Owing to stable returns and high interest rates even in the present turbulent times, bank fixed deposits have re-emerged as a favourite investment tool even among fixed income instruments. Most other investment avenues have been far from stable given the volatility in the market.
Says Vishal Kapoor, head (wealth management), Standard Chartered Bank, India: "It's nice to see that even in these sophisticated times, a simple product like a bank FD has regained its importance."
"If you had moved into fixed income instruments after January 2008, you would have got both stability and returns," he says. However, FD rates are expected to go down soon.
The downhill push
The Reserve Bank of India has been cutting key rates since September 2008 in a bid to revive consumption. While some public sector banks have reduced deposit and lending rates January onwards, private sector banks are yet to tread that path. Signalling further cuts, Prime Minister Manmohan Singh recently told industry leaders that interest rates could be lowered further.
Receding inflation. With inflation nearing zero levels and the RBI expected to cut key rates further, experts believe that FD rates will come down in the near future. Says Dharmakirti Joshi, director and principal economist, Crisil, a rating agency: "In the next one year or so, deposit rates could come down by 100-150 basis points. Bank FD rates could even go below small saving rates. But that would depend on the rate of inflation. In 2009-10, inflation should be around 2 per cent."
Ashish Kapoor, CEO, Invest Shoppe, a wealth management and advisory firm, however, feels that inflation will go up to 5-6 per cent in the near future due to revival in prices of crude and metal. "Even at these levels, FD rates should come down," he says.
He cites two reasons why FD rates have not come down to the desired levels already. "High fiscal deficit and high government borrowing are preventing interest rates from coming down," he says. Further, though banks have ample liquidity, their risk-averse stance towards lending is leading to weak monetary transmission.
What should you do
Should you lock in? If you are getting a good rate and you have funds available with you for some time, go ahead. "You will not be able to get that rate for the next few quarters," says Ashish Kapoor. For a retired person who wants regular income, it makes a lot of sense to put his money in an FD now.
"In many cases, individuals want to keep money available for a possible market upswing," says Vishal Kapoor. Consider this factor before locking your funds in an FD.
Earlier, there were options like fixed maturity plans which aren't so attractive now. Says Om Ahuja, executive vice-president and country head (investment management), Yes Bank: "Insurance policies, typically, require long lock-in periods. Also, due to the new guidelines of the Securities and Exchange Board of India, returns on liquid funds will go down."
How much? Says Anil Rego, CEO and founder of Right Horizons, an investment advisory and wealth management firm: "Bank FDs can constitute about 30 per cent of your debt portfolio. Short-term debt funds could be an alternative for someone in the higher tax bracket, looking at high liquidity."

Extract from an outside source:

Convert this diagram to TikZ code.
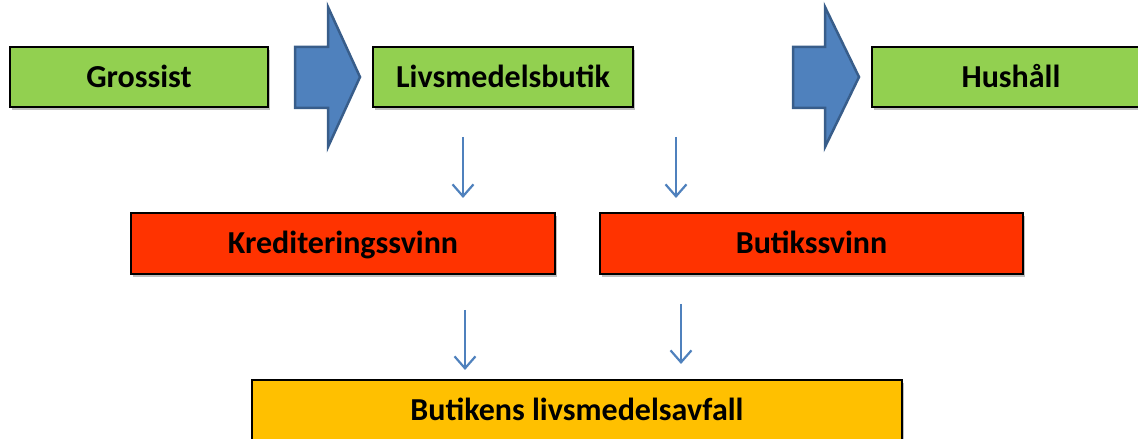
\documentclass[tikz,border=0pt]{standalone}
\usepackage{fontspec}
\setmainfont{Carlito}
\usetikzlibrary{positioning,shadows,arrows.meta}

\definecolor{gron}{HTML}{92D050}
\definecolor{rod}{HTML}{FF3300}
\definecolor{gul}{HTML}{FFC000}
\definecolor{bla}{HTML}{4F81BD}
\definecolor{blakant}{HTML}{385D8A}

\begin{document}
\begin{tikzpicture}[x=1pt,y=1pt,
	box/.style={draw=black,line width=1.3pt,minimum height=60pt,inner sep=0pt,
		text height=20.5pt,text depth=0pt,
		font=\fontsize{32}{38}\selectfont\bfseries,
		drop shadow={shadow xshift=2pt,shadow yshift=-3pt,opacity=.25,fill=black}},
	pil/.style={draw=blakant,fill=bla,line width=2.5pt,line join=miter},
	tunnpil/.style={bla,line width=2.2pt,-{Straight Barb[length=12pt,width=21pt,line width=2.2pt]}}
	]
	\useasboundingbox (0,0) rectangle (1138,439);
	
	% top row
	\node[box,fill=gron,minimum width=258pt] (grossist) at (139,362) {Grossist};
	\node[box,fill=gron,minimum width=260pt] (butik) at (503,362) {Livsmedelsbutik};
	\node[box,fill=gron,minimum width=278pt] (hushall) at (1011,362) {Hushåll};
	
	% block arrows
	\draw[pil] (295,392) -- (328,392) -- (328,432) -- (360,362) -- (328,292) -- (328,331) -- (295,331) -- cycle;
	\draw[pil] (793,392) -- (825,392) -- (825,432) -- (859,362) -- (825,292) -- (825,331) -- (793,331) -- cycle;
	
	% svinn
	\node[box,fill=rod,minimum width=424pt,minimum height=61pt] (kred) at (343,195.5) {Krediteringssvinn};
	\node[box,fill=rod,minimum width=423pt,minimum height=61pt] (butsvinn) at (811.5,195.5) {Butikssvinn};
	
	% avfall
	\node[box,fill=gul,minimum width=650pt,minimum height=61pt] (avfall) at (577,28.5) {Butikens livsmedelsavfall};
	
	\coordinate (k1) at (463,302);
	\coordinate (k2) at (463,241);
	\coordinate (b1) at (676,302);
	\coordinate (b2) at (676,241);
	\coordinate (k3) at (465,129);
	\coordinate (k4) at (465,69);
	\coordinate (b3) at (681,135);
	\coordinate (b4) at (681,75);
	
	\draw[tunnpil] (k1) -- (k2);
	\draw[tunnpil] (b1) -- (b2);
	\draw[tunnpil] (k3) -- (k4);
	\draw[tunnpil] (b3) -- (b4);
	
\end{tikzpicture}
\end{document}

For how long? There are some popular FD tenures. Says Vishal Kapoor: "On the shorter end, it is typically around 3 months. At the longer end, people prefer deposits up to a year." At present, you should not look at a longer duration. "The maximum should be two years as interest rates could go up again after that," says Ashish Kapoor.
What to look at
Normally, you would look at the interest rate being offered on an FD. But, there are some other factors that can assume a lot of importance later.
Look at the safety and the quality of service provided by the bank. Check if there are any penal charges if you break the FD prematurely. "At times people have no idea what the rate would be if they break the FD prematurely," says Vishal Kapoor. Also, check product features such as automatic overdraft facility into your savings account to meet any urgent requirement of cash.